The answer in Thanet is much like the answer for the rest of the world with the added factor that it will be all the more intense and personal. We as businesses need to learn to engage with customers. To pull down the artificial barriers between us and the market.
Literally put your board or directors on the shop floor, on the help desk and out at the front. Allow the people that design and create your products to interact with the people that buy those products. Be fearlessly honest.

One way to engage is to open the channels of communication via home-brew media methods such as blogging or pod casts but this alone will not save you. There needs to be a diametric shift of attitude at the highest levels. The customer does not need to be told what he or she needs but to be listened to and served.
Stale platitudes will not suffice. When the customer says things are broken the only action that shows you care is to attempt to fix what is wrong. This requires openness and transparency.
Don't fear the customer - love them
It is time to stop fearing the customer, to remove the layers that insulate you from the market and to show the real human face behind it all. In doing so in a place like Thanet you are going to become a character in the local landscape. A key figure, an authority, a person to whom people can turn.
Ask any writer and they will tell you that not even the most stupid reader will believe in a highly polished character that lacks flaws and opinions. What matters is not in being right or perfect all the time but in being real with people. The result will be a market presence that can not be purchased.

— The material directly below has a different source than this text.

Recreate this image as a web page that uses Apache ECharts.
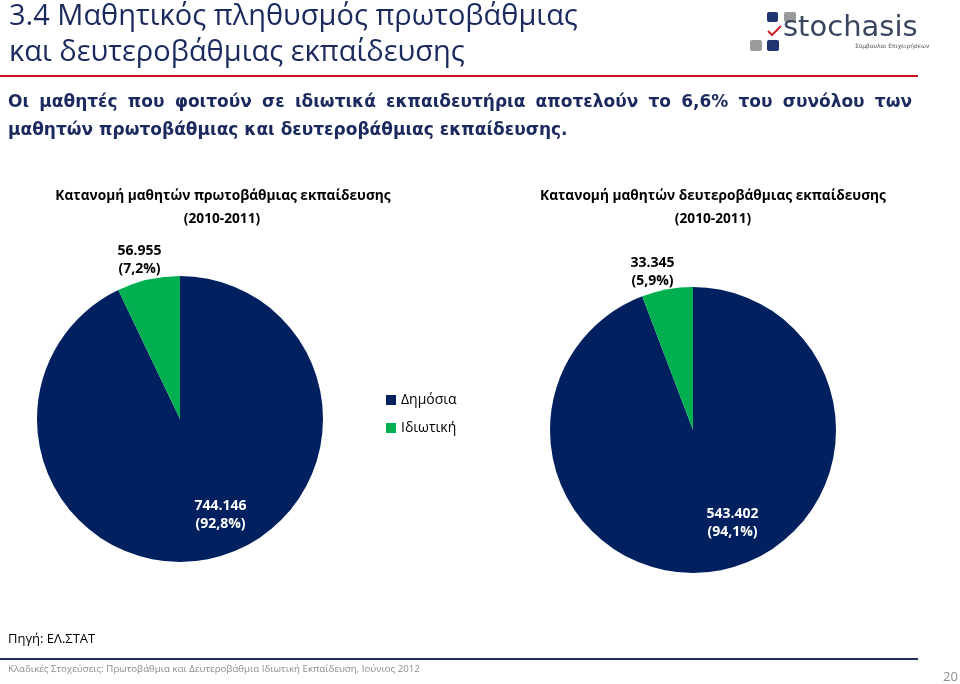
<!DOCTYPE html>
<html>
<head>
<meta charset="utf-8">
<script src="https://cdn.jsdelivr.net/npm/echarts@6/dist/echarts.min.js"></script>
<style>
html,body{margin:0;padding:0;background:#fff;}
#chart{width:960px;height:684px;}
</style>
</head>
<body>
<div id="chart"></div>
<script>
// ---- data ----
const categories = ['Δημόσια', 'Ιδιωτική'];
const primaryValues = [744146, 56955];
const secondaryValues = [543402, 33345];
const primaryPct = ['92,8%', '7,2%'];
const secondaryPct = ['94,1%', '5,9%'];
const colors = ['#002060', '#00B050'];

const headerTitle = ['3.4 Μαθητικός πληθυσμός πρωτοβάθμιας', 'και δευτεροβάθμιας εκπαίδευσης'];
const bodyLine1 = 'Οι μαθητές που φοιτούν σε ιδιωτικά εκπαιδευτήρια αποτελούν το 6,6% του συνόλου των';
const bodyLine2 = 'μαθητών πρωτοβάθμιας και δευτεροβάθμιας εκπαίδευσης.';
const pieTitles = [
  ['Κατανομή μαθητών πρωτοβάθμιας εκπαίδευσης', '(2010-2011)'],
  ['Κατανομή μαθητών δευτεροβάθμιας εκπαίδευσης', '(2010-2011)']
];
const sourceText = 'Πηγή: ΕΛ.ΣΤΑΤ';
const footerText = 'Κλαδικές Στοχεύσεις: Πρωτοβάθμια και Δευτεροβάθμια Ιδιωτική Εκπαίδευση, Ιούνιος 2012';
const pageNum = '20';

function fmt(v){ return String(v).replace(/\B(?=(\d{3})+(?!\d))/g, '.'); }

const chart = echarts.init(document.getElementById('chart'), null, {renderer:'canvas'});

// justified body line
const bodyFont = 'bold 17px "DejaVu Sans"';
const mctx = document.createElement('canvas').getContext('2d');
mctx.font = bodyFont;
const words = bodyLine1.split(' ');
const wsum = words.reduce((s,w)=>s+mctx.measureText(w).width,0);
const x0 = 8, x1 = 912;
const gap = (x1 - x0 - wsum)/(words.length-1);
const bodyGraphics = [];
let cx = x0;
words.forEach(w=>{
  bodyGraphics.push({type:'text', left:cx, top:94, style:{text:w, font:bodyFont, fill:'#1B2A5E'}});
  cx += mctx.measureText(w).width + gap;
});
bodyGraphics.push({type:'text', left:8, top:122, style:{text:bodyLine2, font:bodyFont, fill:'#1B2A5E'}});

const labelOffsets = [
  [[24, 23], [-24, -86]],
  [[26, 20], [-27, -85]]
];

function makeSeries(name, values, pcts, center, offs){
  return {
    type:'pie', name:name, center:center, radius:143, startAngle:90, clockwise:true,
    avoidLabelOverlap:false, animation:false,
    label:{show:true, position:'inside', fontFamily:'Open Sans', fontWeight:'bold', fontSize:14, lineHeight:18,
      formatter:p=>fmt(p.value)+'\n('+pcts[p.dataIndex]+')'},
    labelLine:{show:false},
    emphasis:{disabled:true},
    itemStyle:{borderWidth:0},
    data: values.map((v,i)=>({name:categories[i], value:v, itemStyle:{color:colors[i]},
      label:{color: i===0 ? '#ffffff' : '#000000', offset:offs[i]}}))
  };
}

const tStyle = {fontFamily:'Open Sans', fontWeight:'bold', fontSize:13.7, color:'#000'};
const option = {
  backgroundColor:'#ffffff',
  animation:false,
  title:[
    {text:pieTitles[0][0], left:218, top:184, textAlign:'center', textStyle:tStyle},
    {text:pieTitles[0][1], left:217, top:207, textAlign:'center', textStyle:tStyle},
    {text:pieTitles[1][0], left:708, top:184, textAlign:'center', textStyle:tStyle},
    {text:pieTitles[1][1], left:708, top:207, textAlign:'center', textStyle:tStyle}
  ],
  legend:{
    data:categories, orient:'vertical', left:381, top:388, icon:'rect', itemWidth:10, itemHeight:10, itemGap:14,
    textStyle:{fontFamily:'Open Sans', fontSize:14, color:'#000'}, selectedMode:false
  },
  series:[
    makeSeries('Πρωτοβάθμια', primaryValues, primaryPct, [180, 419], labelOffsets[0]),
    makeSeries('Δευτεροβάθμια', secondaryValues, secondaryPct, [693, 430], labelOffsets[1])
  ],
  graphic:[
    {type:'text', left:9, top:2, style:{text:headerTitle[0], font:'29px "Open Sans"', fill:'#1B2A5E'}},
    {type:'text', left:9, top:38, style:{text:headerTitle[1], font:'29px "Open Sans"', fill:'#1B2A5E'}},
    {type:'rect', shape:{x:0, y:75, width:918, height:2}, style:{fill:'#C8141E'}},
    // logo
    {type:'rect', shape:{x:767, y:12, width:11, height:10, r:2}, style:{fill:'#1F3470'}},
    {type:'rect', shape:{x:784, y:12, width:12, height:10, r:2}, style:{fill:'#9A9A9A'}},
    {type:'rect', shape:{x:750, y:40, width:12, height:11, r:2}, style:{fill:'#9A9A9A'}},
    {type:'rect', shape:{x:767, y:40, width:12, height:11, r:2}, style:{fill:'#1F3470'}},
    {type:'polyline', shape:{points:[[768,31],[772,35],[781,26]]}, style:{stroke:'#D0202A', lineWidth:2, fill:null}},
    {type:'text', left:783, top:14, style:{text:'stochasis', font:'29px "DejaVu Sans"', fill:'#3A4560'}},
    {type:'text', left:855, top:43, style:{text:'Σύμβουλοι Επιχειρήσεων', font:'6px "DejaVu Sans"', fill:'#555'}},
    ...bodyGraphics,
    {type:'text', left:8, top:633, style:{text:sourceText, font:'13px "Open Sans"', fill:'#000'}},
    {type:'rect', shape:{x:0, y:658, width:918, height:2}, style:{fill:'#1F2D5E'}},
    {type:'text', left:8, top:664, style:{text:footerText, font:'9.7px "Open Sans"', fill:'#8C8C8C'}},
    {type:'text', left:943, top:671, style:{text:pageNum, font:'13px "Open Sans"', fill:'#8C8C8C'}}
  ]
};
chart.setOption(option);
</script>
</body>
</html>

Things are moving too fast to allow you to analyse each corporate utterance, to polish every statement to perfection. Any attempt to do that will not only seem false and inhuman but drain your communication of all it's life, soul and effectiveness - you will have missed the moment. Do not fall for the trap of "analysis paralysis" but do what businesses do best and take a few calculated risks.
Recognise that the shield that "protects you" from the market also acts to keep you from ever understanding it or drawing on it's full potential. In Thanet we can not afford to let outsiders come in a rob us of what little market there is but that is where we are heading. Which of us are willing to grasp the nettle and engage human to human with the very people that hold the future of our businesses (the customers themselves)?